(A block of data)
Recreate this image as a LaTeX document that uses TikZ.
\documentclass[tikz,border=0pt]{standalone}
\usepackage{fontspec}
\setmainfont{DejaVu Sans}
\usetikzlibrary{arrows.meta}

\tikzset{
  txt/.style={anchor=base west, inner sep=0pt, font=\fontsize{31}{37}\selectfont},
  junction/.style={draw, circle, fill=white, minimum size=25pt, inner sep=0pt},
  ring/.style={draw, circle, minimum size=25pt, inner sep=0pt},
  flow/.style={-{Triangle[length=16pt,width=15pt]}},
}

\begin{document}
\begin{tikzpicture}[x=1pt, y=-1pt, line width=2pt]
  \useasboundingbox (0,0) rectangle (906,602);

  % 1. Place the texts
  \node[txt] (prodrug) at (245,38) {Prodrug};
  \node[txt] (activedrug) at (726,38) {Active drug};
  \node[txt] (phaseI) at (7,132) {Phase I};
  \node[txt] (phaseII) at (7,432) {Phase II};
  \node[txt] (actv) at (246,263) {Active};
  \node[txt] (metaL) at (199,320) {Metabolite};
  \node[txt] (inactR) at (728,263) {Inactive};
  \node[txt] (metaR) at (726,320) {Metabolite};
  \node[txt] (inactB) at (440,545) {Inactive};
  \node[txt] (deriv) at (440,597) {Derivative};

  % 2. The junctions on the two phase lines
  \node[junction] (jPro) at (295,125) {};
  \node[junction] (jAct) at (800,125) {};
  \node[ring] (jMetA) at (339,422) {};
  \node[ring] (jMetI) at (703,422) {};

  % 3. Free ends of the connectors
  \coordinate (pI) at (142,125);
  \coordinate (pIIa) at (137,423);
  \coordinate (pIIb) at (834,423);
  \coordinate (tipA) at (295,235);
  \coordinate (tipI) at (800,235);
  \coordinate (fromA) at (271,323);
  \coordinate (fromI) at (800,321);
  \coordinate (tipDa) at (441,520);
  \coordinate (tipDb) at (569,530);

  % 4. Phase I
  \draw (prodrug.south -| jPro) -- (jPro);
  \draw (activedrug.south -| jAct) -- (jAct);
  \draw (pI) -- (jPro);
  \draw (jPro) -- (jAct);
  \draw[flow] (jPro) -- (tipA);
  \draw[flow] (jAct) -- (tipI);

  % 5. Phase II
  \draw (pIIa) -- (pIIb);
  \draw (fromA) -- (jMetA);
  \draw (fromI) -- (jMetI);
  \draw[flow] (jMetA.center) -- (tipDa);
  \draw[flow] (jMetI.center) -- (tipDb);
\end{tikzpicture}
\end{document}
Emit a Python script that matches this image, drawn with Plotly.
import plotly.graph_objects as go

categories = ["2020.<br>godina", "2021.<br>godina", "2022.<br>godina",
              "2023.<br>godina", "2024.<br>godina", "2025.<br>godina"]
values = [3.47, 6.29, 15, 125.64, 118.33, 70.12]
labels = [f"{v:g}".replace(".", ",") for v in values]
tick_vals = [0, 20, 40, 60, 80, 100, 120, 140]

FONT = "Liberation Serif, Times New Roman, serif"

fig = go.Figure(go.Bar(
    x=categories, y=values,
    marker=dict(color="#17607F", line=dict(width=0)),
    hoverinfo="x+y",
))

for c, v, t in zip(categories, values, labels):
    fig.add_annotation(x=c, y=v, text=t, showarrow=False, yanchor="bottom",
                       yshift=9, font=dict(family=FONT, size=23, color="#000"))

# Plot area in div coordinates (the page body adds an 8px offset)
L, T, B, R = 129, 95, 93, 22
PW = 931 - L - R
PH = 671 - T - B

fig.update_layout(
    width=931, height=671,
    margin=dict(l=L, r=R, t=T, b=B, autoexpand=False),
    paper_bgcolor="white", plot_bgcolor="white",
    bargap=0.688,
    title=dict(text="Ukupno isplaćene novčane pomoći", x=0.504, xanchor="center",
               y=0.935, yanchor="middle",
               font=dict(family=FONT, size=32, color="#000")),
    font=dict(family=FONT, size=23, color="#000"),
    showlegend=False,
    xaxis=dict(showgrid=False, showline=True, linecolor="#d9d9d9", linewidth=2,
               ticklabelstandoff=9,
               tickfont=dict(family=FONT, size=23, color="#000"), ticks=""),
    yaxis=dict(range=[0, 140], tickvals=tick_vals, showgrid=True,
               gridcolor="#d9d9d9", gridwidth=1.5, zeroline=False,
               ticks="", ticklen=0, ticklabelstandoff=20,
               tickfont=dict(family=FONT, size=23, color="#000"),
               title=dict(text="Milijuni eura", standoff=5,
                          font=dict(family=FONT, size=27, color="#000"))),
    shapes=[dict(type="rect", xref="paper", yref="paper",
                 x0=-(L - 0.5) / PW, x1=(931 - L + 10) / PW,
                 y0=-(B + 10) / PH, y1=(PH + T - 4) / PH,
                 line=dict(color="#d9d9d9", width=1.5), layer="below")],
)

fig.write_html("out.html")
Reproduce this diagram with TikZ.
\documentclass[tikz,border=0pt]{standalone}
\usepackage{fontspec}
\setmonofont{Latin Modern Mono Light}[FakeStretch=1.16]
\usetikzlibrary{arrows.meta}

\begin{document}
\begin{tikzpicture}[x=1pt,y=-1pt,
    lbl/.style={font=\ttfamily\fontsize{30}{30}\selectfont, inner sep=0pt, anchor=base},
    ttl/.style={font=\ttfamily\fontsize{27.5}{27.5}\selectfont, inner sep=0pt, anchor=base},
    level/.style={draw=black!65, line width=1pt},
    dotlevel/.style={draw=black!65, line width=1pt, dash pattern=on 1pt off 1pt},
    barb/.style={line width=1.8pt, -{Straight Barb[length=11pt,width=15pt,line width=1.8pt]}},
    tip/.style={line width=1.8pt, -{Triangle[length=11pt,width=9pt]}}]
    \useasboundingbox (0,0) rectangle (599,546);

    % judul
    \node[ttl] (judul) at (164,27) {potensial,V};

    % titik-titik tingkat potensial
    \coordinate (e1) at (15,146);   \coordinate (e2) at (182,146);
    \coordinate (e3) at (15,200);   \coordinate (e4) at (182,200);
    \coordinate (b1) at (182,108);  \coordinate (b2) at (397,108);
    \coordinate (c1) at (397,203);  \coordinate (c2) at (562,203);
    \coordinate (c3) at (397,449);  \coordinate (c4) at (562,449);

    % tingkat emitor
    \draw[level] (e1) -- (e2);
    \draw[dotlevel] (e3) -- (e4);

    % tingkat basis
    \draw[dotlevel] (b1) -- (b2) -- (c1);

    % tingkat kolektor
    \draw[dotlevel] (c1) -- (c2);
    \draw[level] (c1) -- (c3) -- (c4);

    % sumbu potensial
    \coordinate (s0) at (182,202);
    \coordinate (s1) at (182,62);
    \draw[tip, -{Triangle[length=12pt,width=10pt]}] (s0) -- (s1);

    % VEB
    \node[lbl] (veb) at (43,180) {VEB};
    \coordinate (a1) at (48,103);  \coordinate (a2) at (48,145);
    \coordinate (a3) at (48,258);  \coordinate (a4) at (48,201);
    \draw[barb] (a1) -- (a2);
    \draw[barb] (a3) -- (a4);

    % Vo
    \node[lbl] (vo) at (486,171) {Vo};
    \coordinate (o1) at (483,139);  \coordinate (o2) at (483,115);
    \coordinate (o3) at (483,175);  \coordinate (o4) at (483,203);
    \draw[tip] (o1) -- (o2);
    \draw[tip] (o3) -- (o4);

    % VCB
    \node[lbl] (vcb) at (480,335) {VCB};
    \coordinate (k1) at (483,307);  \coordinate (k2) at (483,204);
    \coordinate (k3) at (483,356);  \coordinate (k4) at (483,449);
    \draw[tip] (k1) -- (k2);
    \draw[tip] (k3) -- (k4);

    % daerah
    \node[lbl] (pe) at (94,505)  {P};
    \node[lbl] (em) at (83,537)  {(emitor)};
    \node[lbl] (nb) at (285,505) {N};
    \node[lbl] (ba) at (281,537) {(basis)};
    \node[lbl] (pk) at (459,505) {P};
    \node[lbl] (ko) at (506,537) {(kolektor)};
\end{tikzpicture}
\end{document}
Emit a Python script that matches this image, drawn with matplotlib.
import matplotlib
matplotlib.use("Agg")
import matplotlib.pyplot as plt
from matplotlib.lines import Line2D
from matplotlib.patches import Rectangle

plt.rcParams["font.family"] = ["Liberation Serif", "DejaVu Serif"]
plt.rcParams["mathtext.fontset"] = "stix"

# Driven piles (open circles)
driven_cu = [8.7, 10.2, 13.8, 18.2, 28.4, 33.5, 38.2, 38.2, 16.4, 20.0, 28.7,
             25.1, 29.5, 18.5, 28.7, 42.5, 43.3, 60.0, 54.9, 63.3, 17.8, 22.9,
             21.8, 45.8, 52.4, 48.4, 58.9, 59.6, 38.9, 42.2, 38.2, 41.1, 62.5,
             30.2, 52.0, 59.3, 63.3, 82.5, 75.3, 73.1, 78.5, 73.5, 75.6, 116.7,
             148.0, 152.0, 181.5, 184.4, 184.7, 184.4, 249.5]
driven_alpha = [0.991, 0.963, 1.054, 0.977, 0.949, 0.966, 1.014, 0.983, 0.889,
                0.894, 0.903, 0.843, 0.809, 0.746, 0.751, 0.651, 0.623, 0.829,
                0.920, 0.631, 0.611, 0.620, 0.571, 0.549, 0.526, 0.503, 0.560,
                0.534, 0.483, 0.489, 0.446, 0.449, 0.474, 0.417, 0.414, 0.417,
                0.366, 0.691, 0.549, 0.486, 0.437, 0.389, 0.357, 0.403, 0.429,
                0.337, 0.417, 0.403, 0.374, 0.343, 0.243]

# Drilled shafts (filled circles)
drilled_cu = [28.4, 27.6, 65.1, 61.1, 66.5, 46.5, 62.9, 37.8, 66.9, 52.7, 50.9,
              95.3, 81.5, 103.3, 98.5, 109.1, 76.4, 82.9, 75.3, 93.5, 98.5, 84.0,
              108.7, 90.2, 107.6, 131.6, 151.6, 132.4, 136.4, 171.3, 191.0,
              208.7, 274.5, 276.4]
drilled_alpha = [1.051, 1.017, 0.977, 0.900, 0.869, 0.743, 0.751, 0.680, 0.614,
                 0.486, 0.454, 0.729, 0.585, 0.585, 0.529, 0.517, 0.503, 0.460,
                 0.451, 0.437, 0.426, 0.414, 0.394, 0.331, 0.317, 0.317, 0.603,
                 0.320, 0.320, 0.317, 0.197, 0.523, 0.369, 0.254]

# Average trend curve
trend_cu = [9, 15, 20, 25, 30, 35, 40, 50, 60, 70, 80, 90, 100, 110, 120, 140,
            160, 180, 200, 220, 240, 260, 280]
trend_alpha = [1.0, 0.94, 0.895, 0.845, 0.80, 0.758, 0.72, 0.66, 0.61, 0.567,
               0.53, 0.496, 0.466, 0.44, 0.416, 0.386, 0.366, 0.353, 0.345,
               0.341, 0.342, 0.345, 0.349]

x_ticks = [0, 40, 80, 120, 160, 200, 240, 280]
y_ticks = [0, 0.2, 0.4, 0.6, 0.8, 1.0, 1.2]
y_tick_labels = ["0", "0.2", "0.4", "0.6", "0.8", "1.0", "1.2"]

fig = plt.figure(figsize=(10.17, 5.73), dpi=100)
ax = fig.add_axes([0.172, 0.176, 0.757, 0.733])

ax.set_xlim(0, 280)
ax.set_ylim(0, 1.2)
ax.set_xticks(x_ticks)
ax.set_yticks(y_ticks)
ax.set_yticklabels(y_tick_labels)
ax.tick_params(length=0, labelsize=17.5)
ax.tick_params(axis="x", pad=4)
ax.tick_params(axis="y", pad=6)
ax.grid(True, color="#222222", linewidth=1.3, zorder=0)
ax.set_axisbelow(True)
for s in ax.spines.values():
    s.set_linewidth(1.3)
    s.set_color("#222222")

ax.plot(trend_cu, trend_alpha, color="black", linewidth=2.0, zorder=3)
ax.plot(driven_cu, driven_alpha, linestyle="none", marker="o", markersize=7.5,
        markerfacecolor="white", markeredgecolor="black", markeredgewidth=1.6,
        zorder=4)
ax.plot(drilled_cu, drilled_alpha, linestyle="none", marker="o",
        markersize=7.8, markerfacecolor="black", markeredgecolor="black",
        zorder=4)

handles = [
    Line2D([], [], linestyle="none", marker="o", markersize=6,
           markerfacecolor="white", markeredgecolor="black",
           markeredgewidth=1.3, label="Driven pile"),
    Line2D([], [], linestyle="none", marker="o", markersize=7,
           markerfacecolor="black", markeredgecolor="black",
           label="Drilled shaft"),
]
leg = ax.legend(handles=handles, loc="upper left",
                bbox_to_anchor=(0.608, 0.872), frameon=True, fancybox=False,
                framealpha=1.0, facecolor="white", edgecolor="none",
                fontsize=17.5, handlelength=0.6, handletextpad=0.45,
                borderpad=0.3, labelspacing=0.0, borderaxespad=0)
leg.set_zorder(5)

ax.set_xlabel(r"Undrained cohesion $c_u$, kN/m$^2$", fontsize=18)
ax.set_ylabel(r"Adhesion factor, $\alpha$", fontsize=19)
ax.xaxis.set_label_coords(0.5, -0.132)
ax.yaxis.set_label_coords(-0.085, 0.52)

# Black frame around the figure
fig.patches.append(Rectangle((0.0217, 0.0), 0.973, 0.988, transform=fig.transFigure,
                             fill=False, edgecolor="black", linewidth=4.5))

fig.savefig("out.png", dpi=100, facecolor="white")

What you need to do:
Filter the listing above for the string "this" and copy every matching line.

Answer in full:
Recreate this image as a LaTeX document that uses TikZ.
Emit a Python script that matches this image, drawn with Plotly.
Reproduce this diagram with TikZ.
Emit a Python script that matches this image, drawn with matplotlib.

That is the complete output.